>> Start Information supplied

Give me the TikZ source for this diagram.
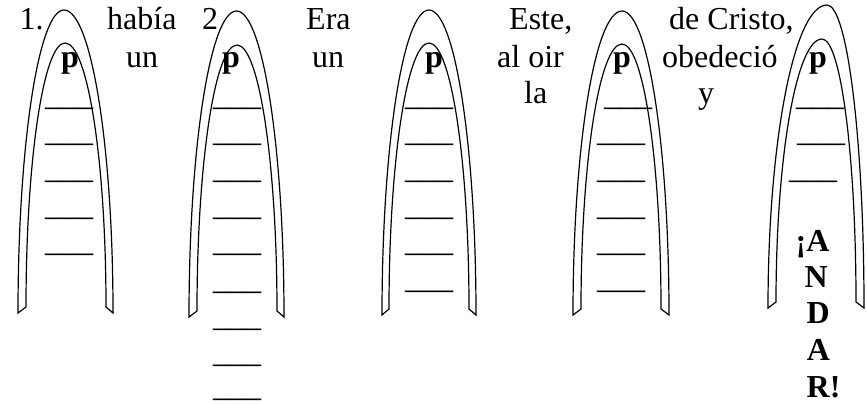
\documentclass[tikz,border=0pt]{standalone}
\usepackage{fontspec}
\setmainfont{Liberation Serif}
\newcommand\myarch[9]{%
  \draw[archline] (#1,#5)
    arc[start angle=180,end angle=270,x radius=#2-#1,y radius=#5-#4]
    arc[start angle=270,end angle=360,x radius=#3-#2,y radius=#5-#4]
    -- (#8,#5-6)
    arc[start angle=0,end angle=-90,x radius=#8-#7,y radius=#5-6-#9]
    arc[start angle=-90,end angle=-180,x radius=#7-#6,y radius=#5-6-#9]
    -- cycle;}
\begin{document}
\begin{tikzpicture}[x=1pt,y=-1pt,
  archline/.style={draw=black,fill=white,line width=1.2pt,line join=miter},
  txt/.style={font=\fontsize{32}{37}\selectfont,inner sep=0pt,anchor=base west},
  btxt/.style={font=\fontsize{32}{37}\selectfont\bfseries,inner sep=0pt,anchor=base west},
  pp/.style={font=\fontsize{32}{37}\selectfont\bfseries,inner sep=0pt,anchor=base}]
\useasboundingbox (0,0) rectangle (867,404);
% arches
\myarch{18}{64}{113}{10}{313}{26}{65}{106}{43}
\myarch{189}{236.5}{284}{11}{317}{197}{237}{277}{45}
\myarch{382}{429}{476}{10}{315}{389}{429}{469}{43}
\myarch{573}{622}{669}{11}{315}{581}{622}{661}{44}
\myarch{768}{827}{864}{5}{308}{776}{822}{856}{39}
% texts
\node[txt] (n1) at (19.5,30) {1.};
\node[txt] (habia) at (107,30) {había};
\node[txt] (un1) at (126,67) {un};
\node[txt] (n2) at (202,30) {2};
\node[txt] (era) at (306,30) {Era};
\node[txt] (un2) at (312,67) {un};
\node[txt] (este) at (509,30) {Este,};
\node[txt] (aloir) at (497,67) {al oir};
\node[txt] (la) at (524,103) {la};
\node[txt] (cristo) at (669,30) {de Cristo,};
\node[txt] (obedecio) at (662,67) {obedeció};
\node[txt] (yy) at (698,103) {y};
% p
\node[pp] (p1) at (70,67) {p};
\node[pp] (p2) at (231,67) {p};
\node[pp] (p3) at (434,67) {p};
\node[pp] (p4) at (622,67) {p};
\node[pp] (p5) at (818,67) {p};
% blanks
\foreach \yy [count=\i] in {107,143,180,217,253}
  \node[txt] (ua\i) at (45,\yy-2) {\_\_\_};
\foreach \yy [count=\i] in {107,143,180,217,253,291,328,364,398}
  \node[txt] (ub\i) at (213,\yy-2) {\_\_\_};
\foreach \yy [count=\i] in {107,143,180,217,253,290}
  \node[txt] (uc\i) at (405,\yy-2) {\_\_\_};
\node[txt] (ud1) at (604,105) {\_\_\_};
\foreach \yy [count=\i] in {143,180,217,253,290}
  \node[txt] (ud\i x) at (597,\yy-2) {\_\_\_};
\node[txt] (ue1) at (796,105) {\_\_\_};
\node[txt] (ue2) at (797,141) {\_\_\_};
\node[txt] (ue3) at (789,178) {\_\_\_};
% andar
\node[btxt] (w1) at (795.5,251) {¡A};
\node[btxt] (w2) at (804.5,287) {N};
\node[btxt] (w3) at (806.5,323) {D};
\node[btxt] (w4) at (806.7,360) {A};
\node[btxt] (w5) at (806.5,397) {R!};
\end{tikzpicture}
\end{document}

>> End Information supplied

◆ Task details: Quote each line of the listing exactly, but leave the pictures out.

◆ Exercise output:
Give me the TikZ source for this diagram.
\documentclass[tikz,border=0pt]{standalone}
\usepackage{fontspec}
\setmainfont{Liberation Serif}
\newcommand\myarch[9]{%
  \draw[archline] (#1,#5)
    arc[start angle=180,end angle=270,x radius=#2-#1,y radius=#5-#4]
    arc[start angle=270,end angle=360,x radius=#3-#2,y radius=#5-#4]
    -- (#8,#5-6)
    arc[start angle=0,end angle=-90,x radius=#8-#7,y radius=#5-6-#9]
    arc[start angle=-90,end angle=-180,x radius=#7-#6,y radius=#5-6-#9]
    -- cycle;}
\begin{document}
\begin{tikzpicture}[x=1pt,y=-1pt,
  archline/.style={draw=black,fill=white,line width=1.2pt,line join=miter},
  txt/.style={font=\fontsize{32}{37}\selectfont,inner sep=0pt,anchor=base west},
  btxt/.style={font=\fontsize{32}{37}\selectfont\bfseries,inner sep=0pt,anchor=base west},
  pp/.style={font=\fontsize{32}{37}\selectfont\bfseries,inner sep=0pt,anchor=base}]
\useasboundingbox (0,0) rectangle (867,404);
% arches
\myarch{18}{64}{113}{10}{313}{26}{65}{106}{43}
\myarch{189}{236.5}{284}{11}{317}{197}{237}{277}{45}
\myarch{382}{429}{476}{10}{315}{389}{429}{469}{43}
\myarch{573}{622}{669}{11}{315}{581}{622}{661}{44}
\myarch{768}{827}{864}{5}{308}{776}{822}{856}{39}
% texts
\node[txt] (n1) at (19.5,30) {1.};
\node[txt] (habia) at (107,30) {había};
\node[txt] (un1) at (126,67) {un};
\node[txt] (n2) at (202,30) {2};
\node[txt] (era) at (306,30) {Era};
\node[txt] (un2) at (312,67) {un};
\node[txt] (este) at (509,30) {Este,};
\node[txt] (aloir) at (497,67) {al oir};
\node[txt] (la) at (524,103) {la};
\node[txt] (cristo) at (669,30) {de Cristo,};
\node[txt] (obedecio) at (662,67) {obedeció};
\node[txt] (yy) at (698,103) {y};
% p
\node[pp] (p1) at (70,67) {p};
\node[pp] (p2) at (231,67) {p};
\node[pp] (p3) at (434,67) {p};
\node[pp] (p4) at (622,67) {p};
\node[pp] (p5) at (818,67) {p};
% blanks
\foreach \yy [count=\i] in {107,143,180,217,253}
  \node[txt] (ua\i) at (45,\yy-2) {\_\_\_};
\foreach \yy [count=\i] in {107,143,180,217,253,291,328,364,398}
  \node[txt] (ub\i) at (213,\yy-2) {\_\_\_};
\foreach \yy [count=\i] in {107,143,180,217,253,290}
  \node[txt] (uc\i) at (405,\yy-2) {\_\_\_};
\node[txt] (ud1) at (604,105) {\_\_\_};
\foreach \yy [count=\i] in {143,180,217,253,290}
  \node[txt] (ud\i x) at (597,\yy-2) {\_\_\_};
\node[txt] (ue1) at (796,105) {\_\_\_};
\node[txt] (ue2) at (797,141) {\_\_\_};
\node[txt] (ue3) at (789,178) {\_\_\_};
% andar
\node[btxt] (w1) at (795.5,251) {¡A};
\node[btxt] (w2) at (804.5,287) {N};
\node[btxt] (w3) at (806.5,323) {D};
\node[btxt] (w4) at (806.7,360) {A};
\node[btxt] (w5) at (806.5,397) {R!};
\end{tikzpicture}
\end{document}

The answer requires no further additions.